• We’re currently investigating an issue related to the forum theme and styling that is impacting page layout and visual formatting. The problem has been identified, and we are actively working on a resolution. There is no impact to user data or functionality, this is strictly a front-end display issue. We’ll post an update once the fix has been deployed. Thanks for your patience while we get this sorted.

Advice on PSU and mobo voltages

kevinpray

Member
:frown:

Hi all,

I have a power supply unit question that I hope someone can give me a good answer. I am running a GA-8INXP with a Radeon 9700 Pro. I have run into the dreaded "thread stuck in driver" issue and thanks to some good advice, I was able to resolve it by upping the memory and AGP voltages by 0.1V. I have a 3.06 P4, DVD/CD-RW combo drive, a CD-RW drive, a 250M zip drive, 2 15G Deskstars in a RAID config, SBLive and PCI modem, 1G DDR RAM. No overclocking. 3 80mm fans.

One piece of advice was to check the voltage on the +3.3 line. I have a 450W Antec PSU and I consistently get +3.2V when the machine is idle or doing light work and it goes down to 3.14 - 3.18 under a heavier load. Even with the sag on the line, I am not experiencing any more "stuck in thread" problems.

My question is this -- should I get a heftier power supply (looking an the Enermax 550W) with 36A on the 3.3 line? I'd rather spend the $$ on a better PSU than risk damaging my other components with the increased voltage and having to replace them.

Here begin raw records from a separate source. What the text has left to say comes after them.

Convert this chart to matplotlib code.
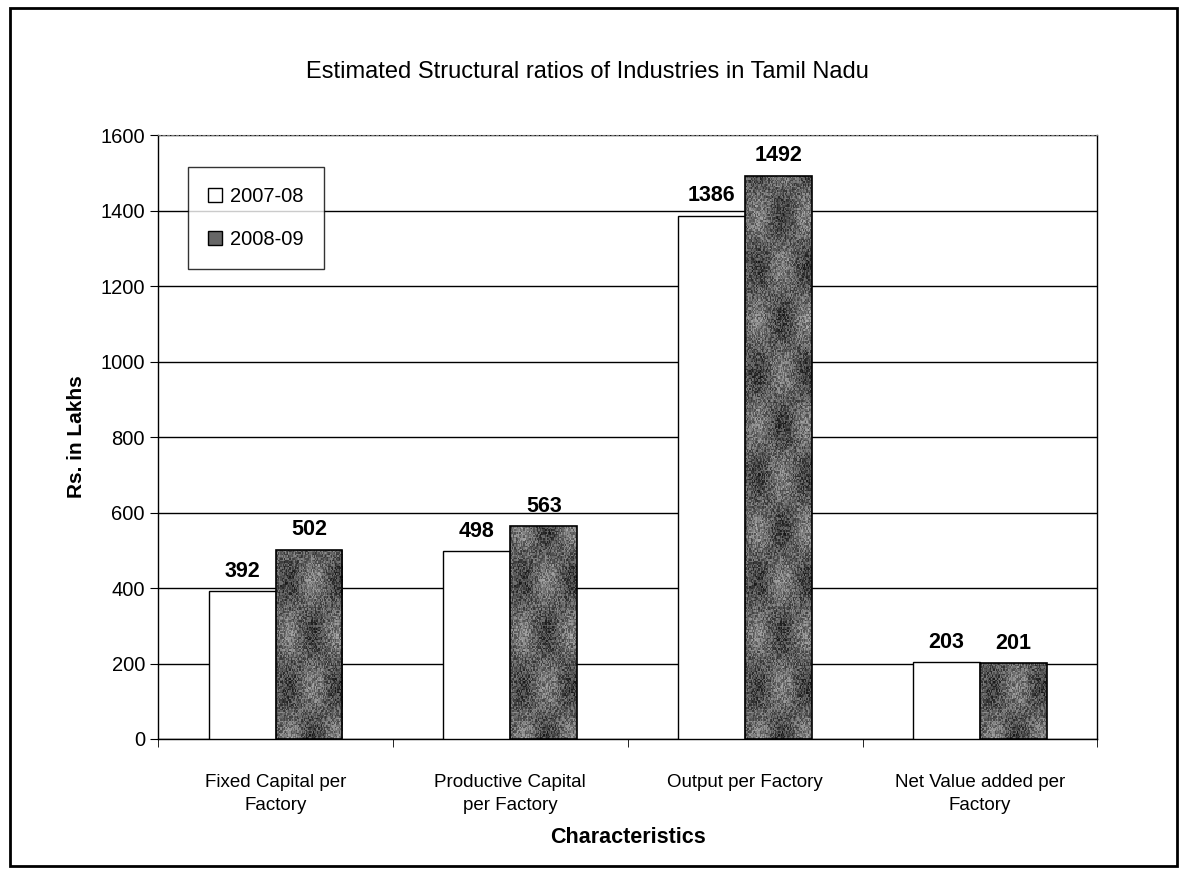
import matplotlib.pyplot as plt
import numpy as np
from matplotlib.patches import Rectangle, Patch

plt.rcParams['font.family'] = ['Liberation Sans', 'DejaVu Sans']

categories = ["Fixed Capital per\nFactory", "Productive Capital\nper Factory",
              "Output per Factory", "Net Value added per\nFactory"]
y2007 = [392, 498, 1386, 203]
y2008 = [502, 563, 1492, 201]
yticks = [0, 200, 400, 600, 800, 1000, 1200, 1400, 1600]


def speckle(nx, ny):
    # deterministic hash noise for the grainy grey fill
    xx, yy = np.meshgrid(np.arange(nx), np.arange(ny))
    n = np.sin(xx * 12.9898 + yy * 78.233) * 43758.5453
    n = n - np.floor(n)
    lo = 0.5 + 0.25 * np.sin(xx / 7.0) * np.cos(yy / 11.0)
    return np.clip(0.35 * n + 0.5 * lo - 0.05, 0, 1)


fig = plt.figure(figsize=(11.8, 8.69), dpi=100)
ax = fig.add_axes([0.134, 0.1496, 0.796, 0.695])

x = np.arange(len(categories))
w = 0.285
ax.bar(x - w / 2, y2007, w, facecolor="white", edgecolor="black", linewidth=1, zorder=3)
gb = ax.bar(x + w / 2, y2008, w, facecolor="none", edgecolor="black", linewidth=1.2, zorder=4)
for b in gb:
    x0, h = b.get_x(), b.get_height()
    img = ax.imshow(speckle(60, max(int(h / 4), 10)), cmap="gray", vmin=0, vmax=1,
                    extent=(x0, x0 + w, 0, h), aspect="auto", origin="lower",
                    interpolation="nearest", zorder=3)
    img.set_clip_path(b)

for i in range(len(categories)):
    ax.text(x[i] - w / 2, y2007[i] + 25, str(y2007[i]), ha="center", va="bottom",
            fontsize=15.5, fontweight="bold")
    ax.text(x[i] + w / 2, y2008[i] + 25, str(y2008[i]), ha="center", va="bottom",
            fontsize=15.5, fontweight="bold")

ax.set_xlim(-0.5, len(categories) - 0.5)
ax.set_ylim(0, 1600)
ax.set_yticks(yticks)
ax.set_yticklabels([str(v) for v in yticks], fontsize=14.5)
ax.yaxis.grid(True, color="black", linewidth=1, zorder=0)
ax.set_axisbelow(True)

ax.set_xticks(x)
ax.set_xticklabels(categories, fontsize=13.5, linespacing=1.5)
ax.tick_params(axis="x", length=0, pad=25)
ax.set_xticks(np.arange(-0.5, len(categories)), minor=True)
ax.tick_params(axis="x", which="minor", length=6, direction="out")
ax.tick_params(axis="y", length=6, direction="out")

ax.spines["top"].set_linestyle((0, (2, 2)))
ax.spines["top"].set_color("#777777")
for s in ["left", "bottom", "right"]:
    ax.spines[s].set_linewidth(1)

ax.set_ylabel("Rs. in Lakhs", fontsize=15, fontweight="bold", labelpad=10)
ax.set_xlabel("Characteristics", fontsize=15.5, fontweight="bold", labelpad=9)

handles = [Patch(facecolor="white", edgecolor="black", label="2007-08"),
           Patch(facecolor="#666666", edgecolor="black", label="2008-09")]
leg = ax.legend(handles=handles, loc="upper left", bbox_to_anchor=(0.032, 0.947),
                fontsize=14.5, frameon=True, fancybox=False, edgecolor="black",
                handlelength=0.7, handleheight=0.7, handletextpad=0.4,
                labelspacing=1.2, borderpad=1.0, borderaxespad=0)
leg.get_frame().set_linewidth(1)
leg.set_zorder(5)

fig.text(0.498, 0.917, "Estimated Structural ratios of Industries in Tamil Nadu",
         ha="center", va="center", fontsize=17)

fig.patches.append(Rectangle((0.0085, 0.004), 0.989, 0.987, transform=fig.transFigure,
                             fill=False, edgecolor="black", linewidth=2))

plt.savefig("out.png", format="png")
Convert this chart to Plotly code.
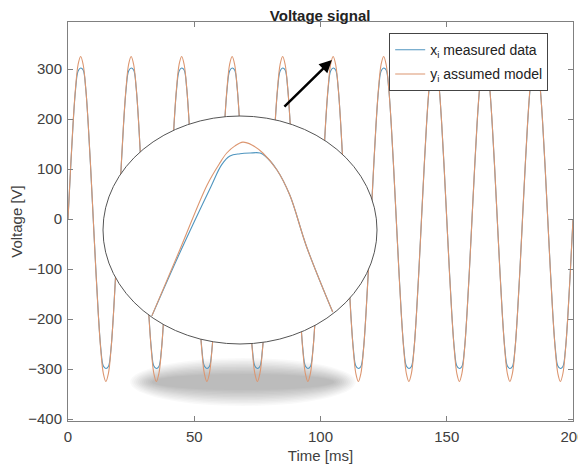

Any thoughts and advice would be greatly appreciated!

Thanks in advance,

Kevin

The HIGHLY TECHNICAL forum is not for troubleshooting or purchase advice. Please post in the appropriate category.

AnandTech Moderator
 
If it isn't crashing and your power supply isn't melting, I wouldn't bother. Anandtech members like to go overboard on power supplies for some reason.
 
The voltage is probably not over-spec, it's probably going back into spec because you boosted the target voltage, which was being under-shot. Less than 3.2V is pretty bad, IMHO. I'd check out the recent update of the PSU shootout and choose one with a good amount of juice on the 3.3V line as well as a good actual-to-theoretical combined voltage. I've been looking at those Zalman/Sparkle PSUs myself.